Developers are understandably concerned as it will affect their projects, especially redevelopment projects in Mumbai suburbs. A general estimate suggests there are over 500 buildings being considered for redevelopment. At least 4 out of 10 of Mumbai’s road are no wider than 13.4mts wide, some as narrow as 9.15mts wide. And 6 out of 10 redevelopment projects are on such narrow roads, especially in suburban areas like Khar, Santacruz and Bandra. “A significant number of these projects will be affected; many may simply become unviable” a reputed builder said.
A BMC official explained that the new policy would help to control the rampant construction of tall buildings that are built without a thought for the impact or cost to an already overburdened civic infrastructure.
“But the new TDR also aims for balance” the official pointed out. “By the same criterion, redevelopment projects on wide roads will get additional FSI”, he said.
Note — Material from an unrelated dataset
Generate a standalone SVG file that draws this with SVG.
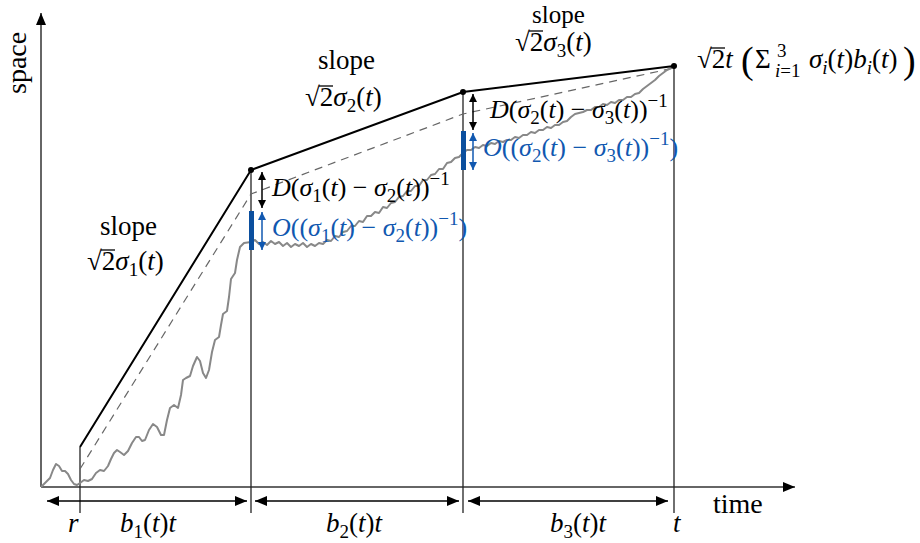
<svg xmlns="http://www.w3.org/2000/svg" width="920" height="543" viewBox="0 0 920 543">
<style>
.t{font-family:'Liberation Serif',serif;font-size:27px;fill:#000}
.g{font-size:26px}
.i{font-style:italic}
.s{font-size:19px}
.bl{fill:#1158b0}
.ax{stroke:#333;stroke-width:1.5;fill:none}
.vl{stroke:#222;stroke-width:1.3;fill:none}
.main{stroke:#000;stroke-width:2;fill:none}
.dash{stroke:#666;stroke-width:1.2;fill:none;stroke-dasharray:8 6}
.gray{stroke:#888;stroke-width:2;fill:none;stroke-linejoin:round}
.dim{stroke:#000;stroke-width:1.5;fill:none}
.sa{stroke:#000;stroke-width:1.5;fill:none}
.sab{stroke:#1158b0;stroke-width:1.5;fill:none}
.bar{fill:#0b4f9e}
.ov{stroke:#000;stroke-width:1.3}
</style>
<defs>
<marker id="ah" markerUnits="userSpaceOnUse" markerWidth="14" markerHeight="10" refX="12" refY="5" orient="auto-start-reverse"><path d="M0,0 L12,5 L0,10 z" fill="#000"/></marker>
<marker id="ahs" markerUnits="userSpaceOnUse" markerWidth="10" markerHeight="8" refX="8" refY="4" orient="auto-start-reverse"><path d="M0,0 L8,4 L0,8 z" fill="#000"/></marker>
<marker id="ahb" markerUnits="userSpaceOnUse" markerWidth="10" markerHeight="8" refX="8" refY="4" orient="auto-start-reverse"><path d="M0,0 L8,4 L0,8 z" fill="#1158b0"/></marker>
</defs>

<g id="axes">
<line class="ax" x1="41" y1="487" x2="41" y2="13" marker-end="url(#ah)"/>
<line class="ax" x1="41" y1="487" x2="795" y2="487" marker-end="url(#ah)"/>
<text class="t" style="font-size:28px" transform="translate(26,94) rotate(-90)">space</text>
<text class="t" style="font-size:28px" x="713" y="513">time</text>
</g>

<g id="connectors">
<line class="vl" x1="80" y1="447" x2="80" y2="513"/>
<line class="vl" x1="251" y1="170" x2="251" y2="513"/>
<line class="vl" x1="463" y1="92" x2="463" y2="513"/>
<line class="vl" x1="674" y1="66" x2="674" y2="513"/>
<line class="dim" x1="47" y1="501" x2="247" y2="501" marker-start="url(#ah)" marker-end="url(#ah)"/>
<line class="dim" x1="255" y1="501" x2="459" y2="501" marker-start="url(#ah)" marker-end="url(#ah)"/>
<line class="dim" x1="468" y1="501" x2="668" y2="501" marker-start="url(#ah)" marker-end="url(#ah)"/>
<polyline class="dash" points="80,469 251,194 463,114 674,68"/>
<polyline class="gray" points="41,487 46,482 50,478 53,470 56,464 59,466 62,471 65,471 68,474 71,480 74,484 77,485 80,483 84,480 88,481 92,479 96,473 100,470 104,471 108,466 111,459 114,453 117,450 120,452 124,455 128,451 132,443 136,437 139,437 142,441 145,440 149,430 153,424 157,427 161,435 164,435 167,420 170,408 174,405 178,408 181,395 183,380 186,378 190,376 193,366 197,357 200,361 203,373 206,378 209,370 212,352 215,340 219,337 221,325 223,314 227,311 229,297 231,279 235,273 237,260 240,247 244,243 251,242 255,240 259,244 263,242 267,245 271,241 275,244 279,242 283,246 287,243 291,247 295,244 299,246 303,243 307,247 311,244 315,246 319,243 323,244 327,240 331,241 335,236 339,237 343,232 347,231 351,226 355,226 359,221 363,222 367,216 371,216 375,212 379,213 383,207 387,208 391,203 395,202 399,197 403,196 407,191 411,191 415,186 419,186 423,180 427,180 431,175 435,174 439,169 443,169 447,163 451,162 455,158 459,157 463,153 467,150 471,150 475,147 479,148 483,145 487,146 491,143 495,144 499,141 503,142 507,140 511,140 515,137 519,138 523,135 527,135 531,132 535,133 539,130 543,130 547,127 551,128 555,125 559,125 563,122 567,121 571,117 575,114 579,113 583,112 587,110 591,110 595,107 599,107 603,104 607,105 611,102 615,103 619,100 623,100 627,97 631,97 635,94 639,93 643,89 647,86 651,83 655,80 659,76 663,73 667,70 671,68 674,66"/>
<polyline class="main" points="80,447 251,170 463,92 674,66"/>
<rect class="bar" x="249" y="211" width="5" height="39"/>
<rect class="bar" x="461" y="131" width="5" height="39"/>
<line class="sa" x1="262" y1="172" x2="262" y2="208" marker-start="url(#ahs)" marker-end="url(#ahs)"/>
<line class="sab" x1="262" y1="212" x2="262" y2="250" marker-start="url(#ahb)" marker-end="url(#ahb)"/>
<line class="sa" x1="473" y1="94" x2="473" y2="130" marker-start="url(#ahs)" marker-end="url(#ahs)"/>
<line class="sab" x1="473" y1="133" x2="473" y2="170" marker-start="url(#ahb)" marker-end="url(#ahb)"/>
</g>

<g id="p1"><circle cx="251" cy="170" r="3"/></g>
<g id="p2"><circle cx="463" cy="92" r="3"/></g>
<g id="p3"><circle cx="674" cy="66" r="3"/></g>

<g id="slope1">
<text class="t" x="100" y="235">slope</text>
<text class="t" x="87" y="270">√2<tspan class="i">σ</tspan><tspan class="s" dy="6">1</tspan><tspan dy="-6">(</tspan><tspan class="i">t</tspan>)</text>
<line class="ov" x1="101" y1="250" x2="115" y2="250"/>
</g>
<g id="slope2">
<text class="t" x="318" y="69">slope</text>
<text class="t" x="305" y="106">√2<tspan class="i">σ</tspan><tspan class="s" dy="6">2</tspan><tspan dy="-6">(</tspan><tspan class="i">t</tspan>)</text>
<line class="ov" x1="319" y1="86" x2="333" y2="86"/>
</g>
<g id="slope3">
<text class="t" style="font-size:25px" x="532" y="23">slope</text>
<text class="t" x="515" y="51">√2<tspan class="i">σ</tspan><tspan class="s" dy="6">3</tspan><tspan dy="-6">(</tspan><tspan class="i">t</tspan>)</text>
<line class="ov" x1="529" y1="31" x2="543" y2="31"/>
</g>
<g id="final">
<text class="t" x="697" y="68">√2<tspan class="i">t</tspan></text>
<line class="ov" x1="711" y1="48" x2="725" y2="48"/>
<text class="t" x="741" y="73" style="font-size:38px">(</text>
<text class="t" x="755" y="68">Σ</text>
<text class="t s" x="777" y="57">3</text>
<text class="t s" x="775" y="77"><tspan class="i">i</tspan>=1</text>
<text class="t" x="809" y="68"><tspan class="i">σ</tspan><tspan class="s i" dy="6">i</tspan><tspan dy="-6">(</tspan><tspan class="i">t</tspan>)<tspan class="i">b</tspan><tspan class="s i" dy="6">i</tspan><tspan dy="-6">(</tspan><tspan class="i">t</tspan>)</text>
<text class="t" x="903" y="73" style="font-size:38px">)</text>
</g>

<g id="gap1">
<text class="t g" x="272" y="196"><tspan class="i">D</tspan>(<tspan class="i">σ</tspan><tspan class="s" dy="6">1</tspan><tspan dy="-6">(</tspan><tspan class="i">t</tspan>) − <tspan class="i">σ</tspan><tspan class="s" dy="6">2</tspan><tspan dy="-6">(</tspan><tspan class="i">t</tspan>))<tspan class="s" dy="-11">−1</tspan></text>
<text class="t g bl" x="272" y="236"><tspan class="i">O</tspan>((<tspan class="i">σ</tspan><tspan class="s" dy="6">1</tspan><tspan dy="-6">(</tspan><tspan class="i">t</tspan>) − <tspan class="i">σ</tspan><tspan class="s" dy="6">2</tspan><tspan dy="-6">(</tspan><tspan class="i">t</tspan>))<tspan class="s" dy="-11">−1</tspan><tspan dy="11">)</tspan></text>
</g>
<g id="gap2">
<text class="t g" x="490" y="118"><tspan class="i">D</tspan>(<tspan class="i">σ</tspan><tspan class="s" dy="6">2</tspan><tspan dy="-6">(</tspan><tspan class="i">t</tspan>) − <tspan class="i">σ</tspan><tspan class="s" dy="6">3</tspan><tspan dy="-6">(</tspan><tspan class="i">t</tspan>))<tspan class="s" dy="-11">−1</tspan></text>
<text class="t g bl" x="483" y="156"><tspan class="i">O</tspan>((<tspan class="i">σ</tspan><tspan class="s" dy="6">2</tspan><tspan dy="-6">(</tspan><tspan class="i">t</tspan>) − <tspan class="i">σ</tspan><tspan class="s" dy="6">3</tspan><tspan dy="-6">(</tspan><tspan class="i">t</tspan>))<tspan class="s" dy="-11">−1</tspan><tspan dy="11">)</tspan></text>
</g>

<g id="bottom">
<text class="t i" x="68" y="532">r</text>
<text class="t" x="120" y="532"><tspan class="i">b</tspan><tspan class="s" dy="6">1</tspan><tspan dy="-6">(</tspan><tspan class="i">t</tspan>)<tspan class="i">t</tspan></text>
<text class="t" x="326" y="532"><tspan class="i">b</tspan><tspan class="s" dy="6">2</tspan><tspan dy="-6">(</tspan><tspan class="i">t</tspan>)<tspan class="i">t</tspan></text>
<text class="t" x="550" y="532"><tspan class="i">b</tspan><tspan class="s" dy="6">3</tspan><tspan dy="-6">(</tspan><tspan class="i">t</tspan>)<tspan class="i">t</tspan></text>
<text class="t i" x="673" y="532">t</text>
</g>
</svg>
E.g. projects on roads wider than 30mts will get FSI of 2.5 compared to the earlier FSI permit of 2. Areas that come under this category of wide roads include SV Road, JVLR, SCLR, LBS Marg and E. Moses Road.
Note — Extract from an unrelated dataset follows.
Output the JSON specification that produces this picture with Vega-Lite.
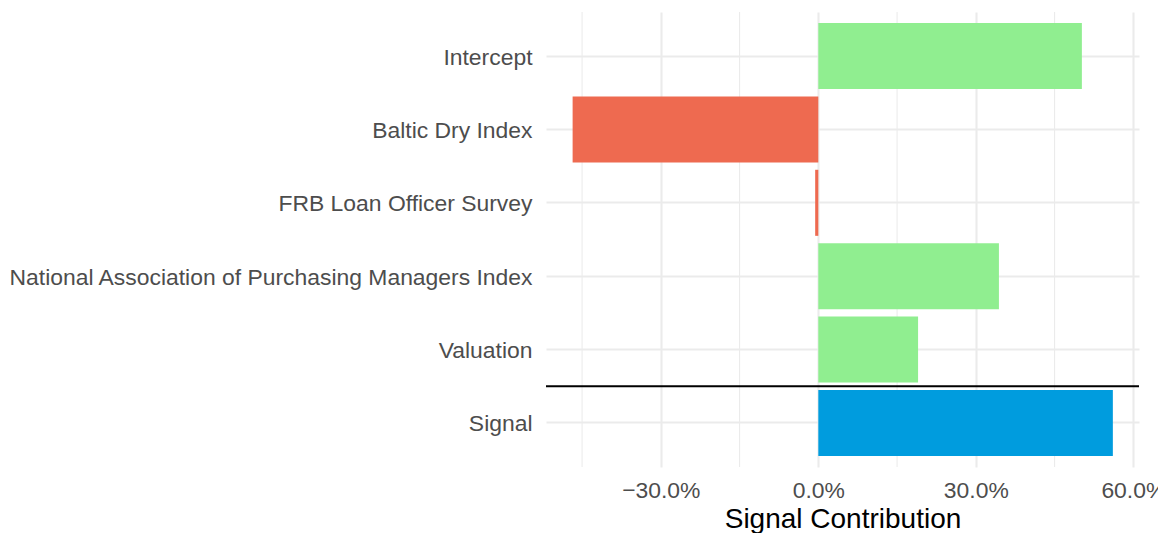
{
  "$schema": "https://vega.github.io/schema/vega-lite/v6.json",
  "width": 593,
  "height": 455,
  "autosize": {"type": "none"},
  "padding": {"left": 546, "top": 12, "right": 19, "bottom": 66},
  "background": "white",
  "config": {
    "font": "Liberation Sans",
    "view": {"stroke": null}
  },
  "datasets": {
    "bars": [
      {"factor": "Intercept", "value": 0.502, "kind": "pos"},
      {"factor": "Baltic Dry Index", "value": -0.468, "kind": "neg"},
      {"factor": "FRB Loan Officer Survey", "value": -0.006, "kind": "neg"},
      {"factor": "National Association of Purchasing Managers Index", "value": 0.344, "kind": "pos"},
      {"factor": "Valuation", "value": 0.190, "kind": "pos"},
      {"factor": "Signal", "value": 0.561, "kind": "signal"}
    ],
    "minor": [
      {"x": -0.45}, {"x": -0.15}, {"x": 0.15}, {"x": 0.45}
    ],
    "hline": [
      {"pos": 1.5}
    ]
  },
  "layer": [
    {
      "data": {"name": "minor"},
      "mark": {"type": "rule", "color": "#EBEBEB", "strokeWidth": 1.07},
      "encoding": {
        "x": {"field": "x", "type": "quantitative"}
      }
    },
    {
      "data": {"name": "bars"},
      "mark": {"type": "bar"},
      "encoding": {
        "y": {
          "field": "factor",
          "type": "nominal",
          "sort": ["Intercept", "Baltic Dry Index", "FRB Loan Officer Survey", "National Association of Purchasing Managers Index", "Valuation", "Signal"],
          "scale": {"paddingInner": 0.1, "paddingOuter": 0.15},
          "axis": {
            "title": null,
            "grid": true,
            "gridColor": "#EBEBEB",
            "gridWidth": 2.13,
            "bandPosition": 0.5,
            "domain": false,
            "ticks": false,
            "labelFontSize": 22.9,
            "labelColor": "#4D4D4D",
            "labelPadding": 14,
            "labelOffset": 1.5,
            "labelLimit": 1000
          }
        },
        "x": {
          "field": "value",
          "type": "quantitative",
          "scale": {"domain": [-0.5187, 0.6108], "nice": false, "zero": false},
          "axis": {
            "values": [-0.3, 0, 0.3, 0.6],
            "format": ".1%",
            "title": "Signal Contribution",
            "titleFontSize": 28,
            "titleFontWeight": "normal",
            "titleColor": "#000000",
            "titlePadding": 3,
            "grid": true,
            "gridColor": "#EBEBEB",
            "gridWidth": 2.13,
            "domain": false,
            "ticks": false,
            "labelFontSize": 22.9,
            "labelColor": "#4D4D4D",
            "labelPadding": 12.5,
            "labelFlush": false,
            "labelOverlap": false
          }
        },
        "x2": {"datum": 0},
        "color": {
          "field": "kind",
          "type": "nominal",
          "scale": {"domain": ["pos", "neg", "signal"], "range": ["#90EE90", "#EE6A50", "#009CDE"]},
          "legend": null
        }
      }
    },
    {
      "data": {"name": "hline"},
      "mark": {"type": "rule", "color": "#000000", "strokeWidth": 2.13},
      "encoding": {
        "y": {"field": "pos", "type": "quantitative", "scale": {"domain": [0.4, 6.6], "nice": false, "zero": false}, "axis": null}
      }
    }
  ],
  "resolve": {"scale": {"y": "independent"}}
}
The new rules may not go unopposed as TDR is a key factor in any builder’s business. A builder/developer/owner hopes to get the maximum TDR while surrendering their land to the government. As per TDR terms, they have to provide free-of-cost re-housing to slum-dwellers/persons affected by such projects. Upon surrendering the land, the builder/developer receives a TDR certificate that entitles him to additional construction rights for projects in the suburbs (specified as “to the north of surrendered plot”). When constructed, such projects yield built-up space of which 60% has to be given to existing occupants. It is the remaining 40% which is the source of profit for the builder-developer, as he can sell it at market rate. However, with the new change in TDR rules, this profitable portion will now be reduced by 25 to 30%, making a huge dent in their profits. In some cases it may even be less than the invested capital comprising total cost of construction plus buying TDR from the market.
The real estate sector has yet to voice its reaction to the TDR rules. Meanwhile, Maharashtra govt. is looking to make TDR applicable anywhere in the suburbs. Currently, it specifies construction rights as “to the north of the plot”. A premium has been suggested, which if paid, will make the TDR applicable anywhere in the suburb. A TDR notification may be announced in the week ahead asking the industry for its feedback on the new rules.